[Given instruction]
Transcribe the lines below verbatim, skipping the images.

--- Start of Data block ---

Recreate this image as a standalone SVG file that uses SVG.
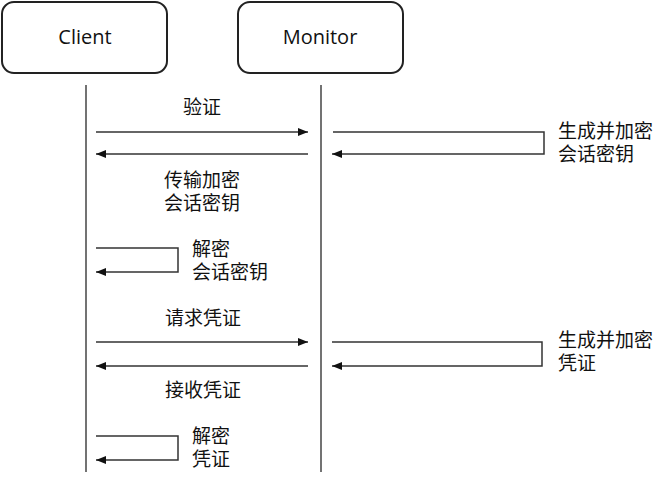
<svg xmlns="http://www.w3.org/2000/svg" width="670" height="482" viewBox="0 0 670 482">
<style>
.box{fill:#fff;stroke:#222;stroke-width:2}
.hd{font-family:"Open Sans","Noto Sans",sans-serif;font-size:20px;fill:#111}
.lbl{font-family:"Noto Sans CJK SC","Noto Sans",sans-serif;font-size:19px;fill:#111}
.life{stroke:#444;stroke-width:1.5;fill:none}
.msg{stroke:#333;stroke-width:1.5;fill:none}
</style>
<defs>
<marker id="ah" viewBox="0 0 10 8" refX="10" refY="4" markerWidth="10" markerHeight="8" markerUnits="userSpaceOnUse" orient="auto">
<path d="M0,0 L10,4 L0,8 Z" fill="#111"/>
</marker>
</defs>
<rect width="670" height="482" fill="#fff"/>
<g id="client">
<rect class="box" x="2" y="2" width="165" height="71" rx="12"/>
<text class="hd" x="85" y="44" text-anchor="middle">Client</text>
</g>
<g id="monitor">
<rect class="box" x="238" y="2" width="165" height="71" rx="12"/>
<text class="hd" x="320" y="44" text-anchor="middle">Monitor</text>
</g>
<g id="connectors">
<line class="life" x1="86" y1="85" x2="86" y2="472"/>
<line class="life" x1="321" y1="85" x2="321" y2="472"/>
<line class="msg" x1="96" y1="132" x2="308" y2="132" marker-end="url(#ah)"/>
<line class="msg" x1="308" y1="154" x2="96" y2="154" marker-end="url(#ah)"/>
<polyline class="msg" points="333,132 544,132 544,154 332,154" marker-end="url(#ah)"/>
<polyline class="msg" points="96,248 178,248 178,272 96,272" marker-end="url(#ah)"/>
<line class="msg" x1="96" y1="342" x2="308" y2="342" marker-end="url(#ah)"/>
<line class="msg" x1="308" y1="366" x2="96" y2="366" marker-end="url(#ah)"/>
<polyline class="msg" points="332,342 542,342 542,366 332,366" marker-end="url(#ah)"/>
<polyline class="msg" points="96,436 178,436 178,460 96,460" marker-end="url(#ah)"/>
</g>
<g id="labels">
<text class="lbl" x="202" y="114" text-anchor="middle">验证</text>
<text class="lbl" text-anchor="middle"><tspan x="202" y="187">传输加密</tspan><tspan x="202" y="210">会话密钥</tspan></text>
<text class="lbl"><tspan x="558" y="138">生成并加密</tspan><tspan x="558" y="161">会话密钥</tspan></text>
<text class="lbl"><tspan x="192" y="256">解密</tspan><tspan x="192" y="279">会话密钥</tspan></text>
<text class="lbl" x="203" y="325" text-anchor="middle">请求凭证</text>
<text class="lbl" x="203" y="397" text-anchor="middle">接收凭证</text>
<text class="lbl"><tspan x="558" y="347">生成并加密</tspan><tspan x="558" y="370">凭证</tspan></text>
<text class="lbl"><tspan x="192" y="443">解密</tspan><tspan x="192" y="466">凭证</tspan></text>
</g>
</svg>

--- End of Data block ---

[Answer below]
Recreate this image as a standalone SVG file that uses SVG.
<svg xmlns="http://www.w3.org/2000/svg" width="670" height="482" viewBox="0 0 670 482">
<style>
.box{fill:#fff;stroke:#222;stroke-width:2}
.hd{font-family:"Open Sans","Noto Sans",sans-serif;font-size:20px;fill:#111}
.lbl{font-family:"Noto Sans CJK SC","Noto Sans",sans-serif;font-size:19px;fill:#111}
.life{stroke:#444;stroke-width:1.5;fill:none}
.msg{stroke:#333;stroke-width:1.5;fill:none}
</style>
<defs>
<marker id="ah" viewBox="0 0 10 8" refX="10" refY="4" markerWidth="10" markerHeight="8" markerUnits="userSpaceOnUse" orient="auto">
<path d="M0,0 L10,4 L0,8 Z" fill="#111"/>
</marker>
</defs>
<rect width="670" height="482" fill="#fff"/>
<g id="client">
<rect class="box" x="2" y="2" width="165" height="71" rx="12"/>
<text class="hd" x="85" y="44" text-anchor="middle">Client</text>
</g>
<g id="monitor">
<rect class="box" x="238" y="2" width="165" height="71" rx="12"/>
<text class="hd" x="320" y="44" text-anchor="middle">Monitor</text>
</g>
<g id="connectors">
<line class="life" x1="86" y1="85" x2="86" y2="472"/>
<line class="life" x1="321" y1="85" x2="321" y2="472"/>
<line class="msg" x1="96" y1="132" x2="308" y2="132" marker-end="url(#ah)"/>
<line class="msg" x1="308" y1="154" x2="96" y2="154" marker-end="url(#ah)"/>
<polyline class="msg" points="333,132 544,132 544,154 332,154" marker-end="url(#ah)"/>
<polyline class="msg" points="96,248 178,248 178,272 96,272" marker-end="url(#ah)"/>
<line class="msg" x1="96" y1="342" x2="308" y2="342" marker-end="url(#ah)"/>
<line class="msg" x1="308" y1="366" x2="96" y2="366" marker-end="url(#ah)"/>
<polyline class="msg" points="332,342 542,342 542,366 332,366" marker-end="url(#ah)"/>
<polyline class="msg" points="96,436 178,436 178,460 96,460" marker-end="url(#ah)"/>
</g>
<g id="labels">
<text class="lbl" x="202" y="114" text-anchor="middle">验证</text>
<text class="lbl" text-anchor="middle"><tspan x="202" y="187">传输加密</tspan><tspan x="202" y="210">会话密钥</tspan></text>
<text class="lbl"><tspan x="558" y="138">生成并加密</tspan><tspan x="558" y="161">会话密钥</tspan></text>
<text class="lbl"><tspan x="192" y="256">解密</tspan><tspan x="192" y="279">会话密钥</tspan></text>
<text class="lbl" x="203" y="325" text-anchor="middle">请求凭证</text>
<text class="lbl" x="203" y="397" text-anchor="middle">接收凭证</text>
<text class="lbl"><tspan x="558" y="347">生成并加密</tspan><tspan x="558" y="370">凭证</tspan></text>
<text class="lbl"><tspan x="192" y="443">解密</tspan><tspan x="192" y="466">凭证</tspan></text>
</g>
</svg>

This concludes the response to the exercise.